**Extracted data:**
== == ==
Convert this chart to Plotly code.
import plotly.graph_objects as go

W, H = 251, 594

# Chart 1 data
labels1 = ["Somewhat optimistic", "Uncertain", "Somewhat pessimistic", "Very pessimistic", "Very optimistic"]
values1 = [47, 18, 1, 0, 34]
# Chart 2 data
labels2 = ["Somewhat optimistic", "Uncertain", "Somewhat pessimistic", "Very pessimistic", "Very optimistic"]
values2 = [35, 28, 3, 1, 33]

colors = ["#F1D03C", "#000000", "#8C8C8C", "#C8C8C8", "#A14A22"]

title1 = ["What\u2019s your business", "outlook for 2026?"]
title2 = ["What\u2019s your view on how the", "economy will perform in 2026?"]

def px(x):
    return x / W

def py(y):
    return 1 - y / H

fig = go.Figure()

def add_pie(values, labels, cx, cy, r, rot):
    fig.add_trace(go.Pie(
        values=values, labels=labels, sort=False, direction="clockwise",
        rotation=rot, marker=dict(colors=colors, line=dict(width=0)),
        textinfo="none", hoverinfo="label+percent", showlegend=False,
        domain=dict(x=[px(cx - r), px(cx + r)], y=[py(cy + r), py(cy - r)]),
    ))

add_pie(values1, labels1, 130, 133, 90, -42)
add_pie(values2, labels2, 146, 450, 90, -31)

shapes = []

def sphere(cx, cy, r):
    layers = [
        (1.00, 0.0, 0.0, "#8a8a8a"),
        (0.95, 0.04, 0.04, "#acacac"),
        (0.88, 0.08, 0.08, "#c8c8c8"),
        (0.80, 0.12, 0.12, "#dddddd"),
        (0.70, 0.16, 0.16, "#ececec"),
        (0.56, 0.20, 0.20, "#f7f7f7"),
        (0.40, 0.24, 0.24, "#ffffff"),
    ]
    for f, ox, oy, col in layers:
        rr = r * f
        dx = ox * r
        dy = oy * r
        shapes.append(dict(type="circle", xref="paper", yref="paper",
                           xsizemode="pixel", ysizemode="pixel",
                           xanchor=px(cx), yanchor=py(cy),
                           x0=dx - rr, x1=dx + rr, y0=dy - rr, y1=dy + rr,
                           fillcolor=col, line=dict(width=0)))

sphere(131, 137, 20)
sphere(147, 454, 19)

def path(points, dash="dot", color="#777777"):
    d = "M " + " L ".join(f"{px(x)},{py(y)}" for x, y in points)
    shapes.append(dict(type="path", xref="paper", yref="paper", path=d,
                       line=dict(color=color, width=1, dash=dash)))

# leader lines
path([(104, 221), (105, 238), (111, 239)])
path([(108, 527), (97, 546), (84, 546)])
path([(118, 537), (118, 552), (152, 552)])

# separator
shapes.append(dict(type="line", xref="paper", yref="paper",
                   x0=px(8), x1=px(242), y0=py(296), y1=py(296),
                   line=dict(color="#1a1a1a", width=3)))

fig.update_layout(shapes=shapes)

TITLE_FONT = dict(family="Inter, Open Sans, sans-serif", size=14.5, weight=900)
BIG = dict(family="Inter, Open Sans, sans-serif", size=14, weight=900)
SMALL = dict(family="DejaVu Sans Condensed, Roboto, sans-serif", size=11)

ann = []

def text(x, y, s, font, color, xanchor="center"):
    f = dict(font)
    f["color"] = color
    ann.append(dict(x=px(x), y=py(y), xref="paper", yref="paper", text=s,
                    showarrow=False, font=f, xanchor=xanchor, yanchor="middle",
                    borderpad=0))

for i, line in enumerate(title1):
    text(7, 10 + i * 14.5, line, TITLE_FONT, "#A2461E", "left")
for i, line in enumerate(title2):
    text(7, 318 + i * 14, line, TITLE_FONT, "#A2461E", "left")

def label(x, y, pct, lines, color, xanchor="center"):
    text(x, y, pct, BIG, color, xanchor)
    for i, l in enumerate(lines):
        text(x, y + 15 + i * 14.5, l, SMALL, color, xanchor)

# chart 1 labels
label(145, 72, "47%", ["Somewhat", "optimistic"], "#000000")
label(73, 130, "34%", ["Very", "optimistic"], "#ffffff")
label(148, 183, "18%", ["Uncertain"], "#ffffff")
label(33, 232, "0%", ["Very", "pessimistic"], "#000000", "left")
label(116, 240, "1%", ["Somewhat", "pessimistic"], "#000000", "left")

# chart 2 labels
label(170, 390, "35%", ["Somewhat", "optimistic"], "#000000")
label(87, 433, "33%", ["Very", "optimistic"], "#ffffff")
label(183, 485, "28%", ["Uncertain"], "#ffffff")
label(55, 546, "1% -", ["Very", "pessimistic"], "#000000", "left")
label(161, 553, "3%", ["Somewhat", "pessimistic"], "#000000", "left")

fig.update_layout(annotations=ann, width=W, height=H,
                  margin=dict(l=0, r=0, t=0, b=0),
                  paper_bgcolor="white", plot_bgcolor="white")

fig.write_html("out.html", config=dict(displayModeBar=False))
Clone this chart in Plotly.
== == ==
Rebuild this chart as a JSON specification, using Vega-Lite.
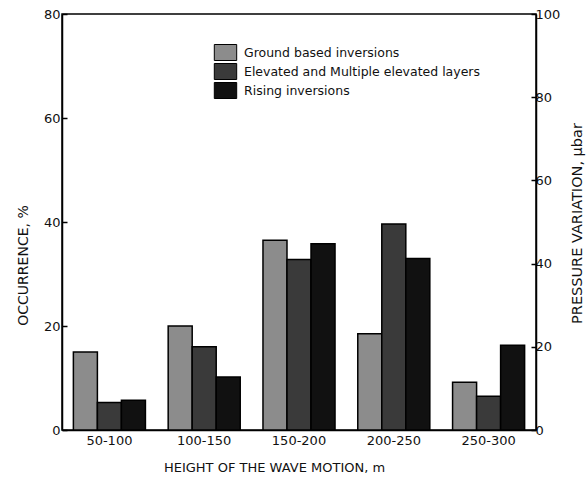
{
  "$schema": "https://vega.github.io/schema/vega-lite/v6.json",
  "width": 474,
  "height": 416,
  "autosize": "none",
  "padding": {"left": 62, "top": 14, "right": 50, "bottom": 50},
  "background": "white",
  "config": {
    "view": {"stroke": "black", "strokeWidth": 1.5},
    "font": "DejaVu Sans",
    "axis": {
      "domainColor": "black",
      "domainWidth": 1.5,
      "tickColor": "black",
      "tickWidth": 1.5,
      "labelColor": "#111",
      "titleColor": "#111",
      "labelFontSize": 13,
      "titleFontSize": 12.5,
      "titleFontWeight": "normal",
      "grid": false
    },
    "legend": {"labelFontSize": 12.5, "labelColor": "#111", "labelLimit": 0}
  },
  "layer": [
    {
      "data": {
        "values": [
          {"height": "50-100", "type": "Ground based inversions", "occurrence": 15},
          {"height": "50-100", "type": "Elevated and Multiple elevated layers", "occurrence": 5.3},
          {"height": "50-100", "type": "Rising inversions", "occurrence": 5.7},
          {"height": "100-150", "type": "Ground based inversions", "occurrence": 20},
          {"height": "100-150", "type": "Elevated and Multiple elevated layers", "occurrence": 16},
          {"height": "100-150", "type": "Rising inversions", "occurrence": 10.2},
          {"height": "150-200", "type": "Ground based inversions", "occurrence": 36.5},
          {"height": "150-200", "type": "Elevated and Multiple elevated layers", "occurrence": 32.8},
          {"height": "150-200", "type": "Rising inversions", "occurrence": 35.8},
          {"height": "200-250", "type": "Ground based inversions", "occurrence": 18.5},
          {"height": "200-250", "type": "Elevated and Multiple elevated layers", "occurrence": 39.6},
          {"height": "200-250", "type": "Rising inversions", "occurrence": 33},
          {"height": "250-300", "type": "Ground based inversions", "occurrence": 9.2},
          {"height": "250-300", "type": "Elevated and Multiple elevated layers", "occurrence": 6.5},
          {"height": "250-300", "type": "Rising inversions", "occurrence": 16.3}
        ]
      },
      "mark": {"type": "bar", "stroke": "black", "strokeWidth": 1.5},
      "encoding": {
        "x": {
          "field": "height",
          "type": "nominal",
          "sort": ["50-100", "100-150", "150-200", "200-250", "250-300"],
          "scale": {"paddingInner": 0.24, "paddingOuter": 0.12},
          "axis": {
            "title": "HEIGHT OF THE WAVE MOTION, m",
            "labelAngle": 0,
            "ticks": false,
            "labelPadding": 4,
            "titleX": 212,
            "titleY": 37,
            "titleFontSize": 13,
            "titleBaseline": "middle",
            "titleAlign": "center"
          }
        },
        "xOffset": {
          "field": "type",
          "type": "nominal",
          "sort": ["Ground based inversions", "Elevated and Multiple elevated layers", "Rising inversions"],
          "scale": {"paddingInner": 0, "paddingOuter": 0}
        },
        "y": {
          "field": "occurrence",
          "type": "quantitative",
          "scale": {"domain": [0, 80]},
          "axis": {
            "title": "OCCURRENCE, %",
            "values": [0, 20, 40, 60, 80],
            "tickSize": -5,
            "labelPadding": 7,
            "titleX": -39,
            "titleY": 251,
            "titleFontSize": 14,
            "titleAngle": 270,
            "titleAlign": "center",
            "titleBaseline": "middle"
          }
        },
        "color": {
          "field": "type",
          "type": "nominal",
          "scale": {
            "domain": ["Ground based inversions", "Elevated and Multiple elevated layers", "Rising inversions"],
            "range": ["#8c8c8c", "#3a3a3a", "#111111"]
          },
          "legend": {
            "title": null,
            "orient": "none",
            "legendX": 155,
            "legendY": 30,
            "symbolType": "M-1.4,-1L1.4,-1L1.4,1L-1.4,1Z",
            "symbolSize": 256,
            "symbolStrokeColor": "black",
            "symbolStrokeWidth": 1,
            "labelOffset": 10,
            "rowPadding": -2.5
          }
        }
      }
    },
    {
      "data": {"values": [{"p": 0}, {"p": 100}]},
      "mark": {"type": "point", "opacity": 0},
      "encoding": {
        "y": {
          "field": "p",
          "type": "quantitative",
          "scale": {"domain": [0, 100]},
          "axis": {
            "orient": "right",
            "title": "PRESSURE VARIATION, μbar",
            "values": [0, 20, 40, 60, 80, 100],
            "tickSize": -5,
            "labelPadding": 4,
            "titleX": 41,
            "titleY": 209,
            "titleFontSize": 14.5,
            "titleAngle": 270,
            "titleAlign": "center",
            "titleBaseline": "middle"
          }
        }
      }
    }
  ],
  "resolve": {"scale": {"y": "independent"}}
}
== == ==
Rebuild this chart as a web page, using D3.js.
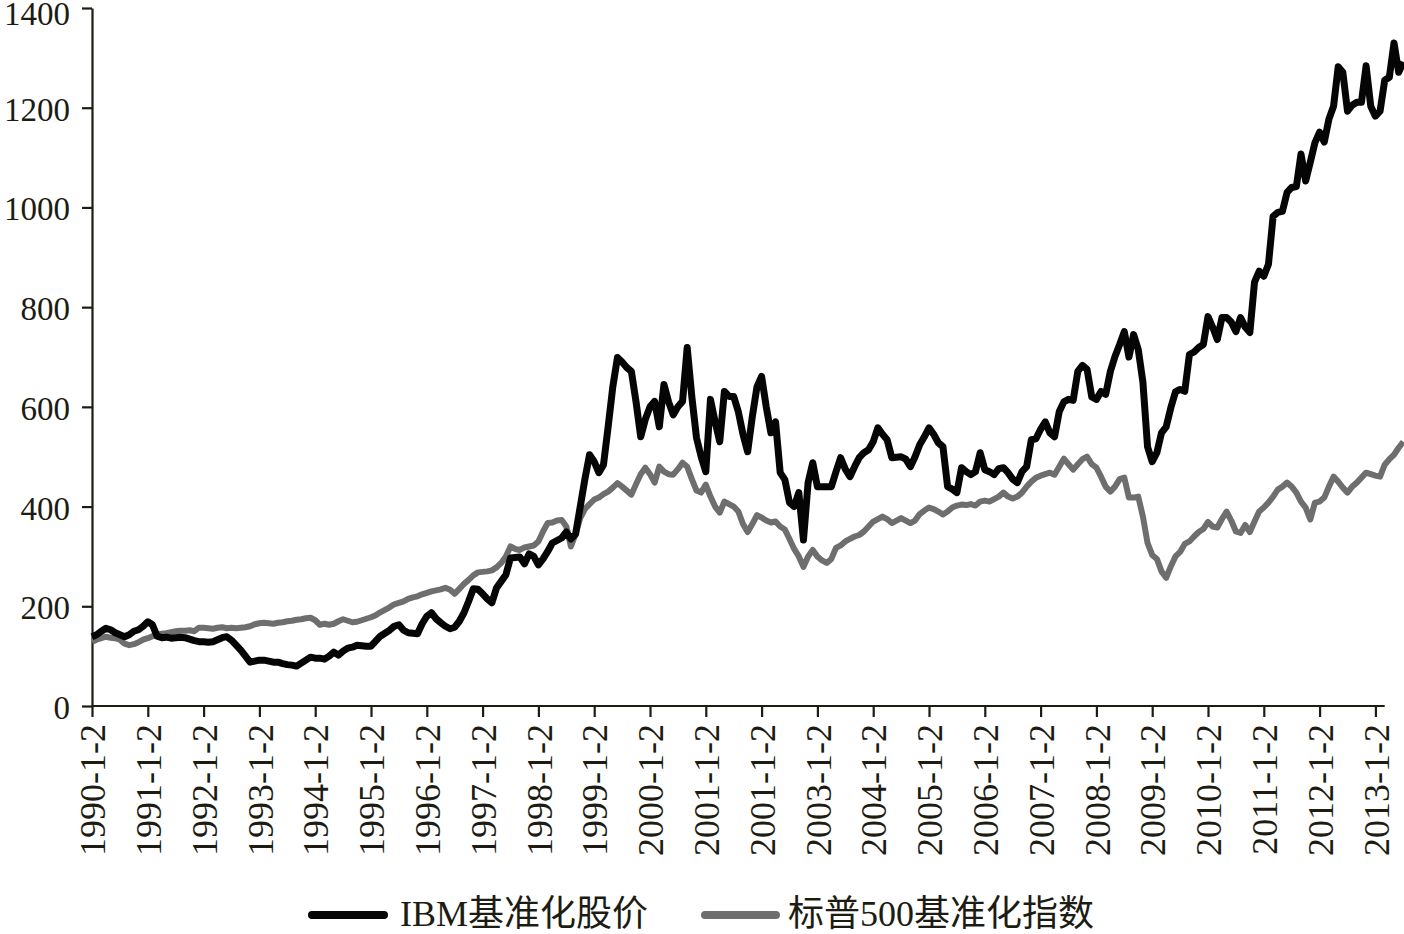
== == ==
**What the task requires:**
Retype exactly, and only, the lines from the one containing "Convert this chart to Plotly code." through the one containing "W, H = 251, 594", both included.

**Finished task:**
Convert this chart to Plotly code.
import plotly.graph_objects as go

W, H = 251, 594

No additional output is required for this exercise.